Efficient, Mixed Precision In-Memory Deep learning at the Edge
thesis
posted on 2022-12-01, 00:00authored byShamma Nasrin
Deep neural networks (DNNs) have shown remarkable prediction accuracy in many practical applications. DNNs in these applications typically utilize thousands to millions of parameters
(i.e., weights) and are trained over a huge number of example patterns. Operating over such a large parametric space, which is carefully orchestrated over multiple abstraction levels (i.e., hidden layers), facilitates DNNs with a superior generalization and learning capacity but also
presents critical inference constraints, especially when considering real-time and/or low-power applications. This thesis proposes approaches for low-energy implementation for DNN
accelerators for edge applications. We propose a co-design approach for compute-in-memory
inference for deep neural networks (DNN).
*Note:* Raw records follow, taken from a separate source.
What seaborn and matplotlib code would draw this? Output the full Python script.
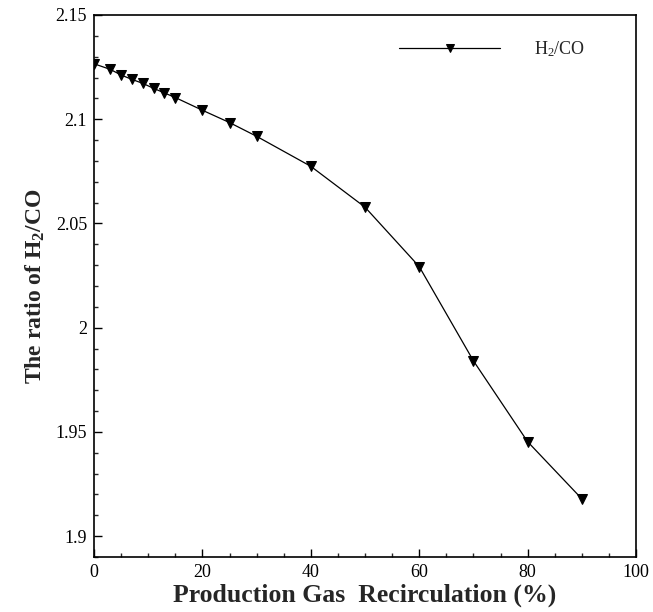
import matplotlib
matplotlib.use("Agg")
import matplotlib.pyplot as plt
from matplotlib.ticker import MultipleLocator
import seaborn as sns
import pandas as pd

recirculation = [0, 3, 5, 7, 9, 11, 13, 15, 20, 25, 30, 40, 50, 60, 70, 80, 90]
h2_co_ratio = [2.1266, 2.1239, 2.1212, 2.1191, 2.1172, 2.1148, 2.1126, 2.1104,
               2.1043, 2.0984, 2.0918, 2.0774, 2.0578, 2.0293, 1.9841, 1.9453, 1.9179]
series_name = "H$_2$/CO"
x_label = "Production Gas  Recirculation (%)"
y_label = r"The ratio of H$_\mathbf{2}$/CO"

sns.set_theme(style="ticks")
plt.rcParams["font.family"] = ["Liberation Serif", "DejaVu Serif"]
plt.rcParams["mathtext.fontset"] = "custom"
plt.rcParams["mathtext.rm"] = "Liberation Serif"
plt.rcParams["mathtext.it"] = "Liberation Serif:italic"
plt.rcParams["mathtext.bf"] = "Liberation Serif:bold"

df = pd.DataFrame({"x": recirculation, "y": h2_co_ratio, "series": series_name})

fig = plt.figure(figsize=(6.53, 6.12), dpi=100)
ax = fig.add_axes([0.144, 0.0899, 0.830, 0.8856])

sns.lineplot(data=df, x="x", y="y", hue="series", palette=["black"],
             marker="v", markersize=6.5, markeredgecolor="black",
             linewidth=0.9, ax=ax)

ax.set_xlim(0, 100)
ax.set_ylim(1.89, 2.15)
ax.xaxis.set_minor_locator(MultipleLocator(5))
ax.yaxis.set_minor_locator(MultipleLocator(0.01))
ax.set_yticks([1.9, 1.95, 2.0, 2.05, 2.1, 2.15])
ax.set_yticklabels(["1.9", "1.95", "2", "2.05", "2.1", "2.15"])
ax.set_xticks([0, 20, 40, 60, 80, 100])
ax.set_xticklabels(["0", "20", "40", "60", "80", "100"])

ax.tick_params(which="major", direction="in", length=6, width=1, labelsize=13, pad=5, colors="black")
ax.tick_params(which="minor", direction="in", length=3, width=1)
for s in ax.spines.values():
    s.set_linewidth(1.2)
    s.set_color("black")

ax.set_xlabel(x_label, fontsize=18.5, fontweight="bold", labelpad=2)
ax.set_ylabel(y_label, fontsize=17, fontweight="bold", labelpad=6)

ax.legend(loc="upper right", bbox_to_anchor=(0.937, 0.985), frameon=False,
          fontsize=13, handlelength=5.6, handletextpad=1.9, numpoints=1,
          markerscale=0.9)

fig.savefig("out.png", dpi=100)
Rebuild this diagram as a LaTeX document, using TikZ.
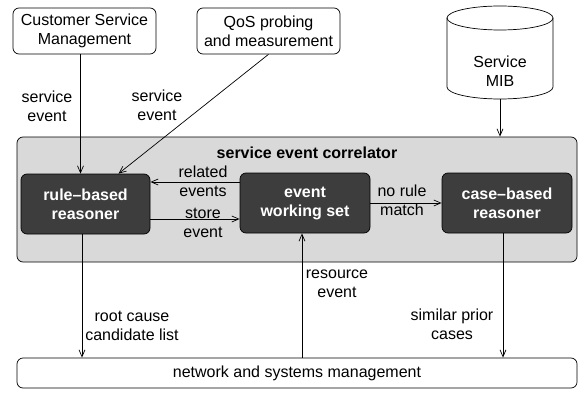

We use multiplication-free function approximators
based on the l`1 norm along with a co-adapted processing array and compute flow. Using the
approach, we overcame many deficiencies in the current art of in-SRAM DNN processing, such
as the need for digital-to-analog converters (DACs) at each operating SRAM row/column, the
need for high precision analog-to-digital converters (ADCs), limited support for multi-bit precision weights, and limited vector-scale parallelism. Our co-adapted implementation
seamlessly extends to multi-bit precision weights, doesn’t require DACs, and easily extends to
higher vector-scale parallelism. We also propose an SRAM-immersed successive approximation
ADC (SA-ADC), where we exploit the parasitic capacitance of bit lines of the SRAM array as a capacitive DAC. Since the dominant area overhead in SA-ADC comes due to its capacitive
DAC, by exploiting the intrinsic parasitic of SRAM array, our approach allows low area implementation of within-SRAM SA-ADC. The thesis also explores automation algorithms for
searching energy-optimized neural architecture.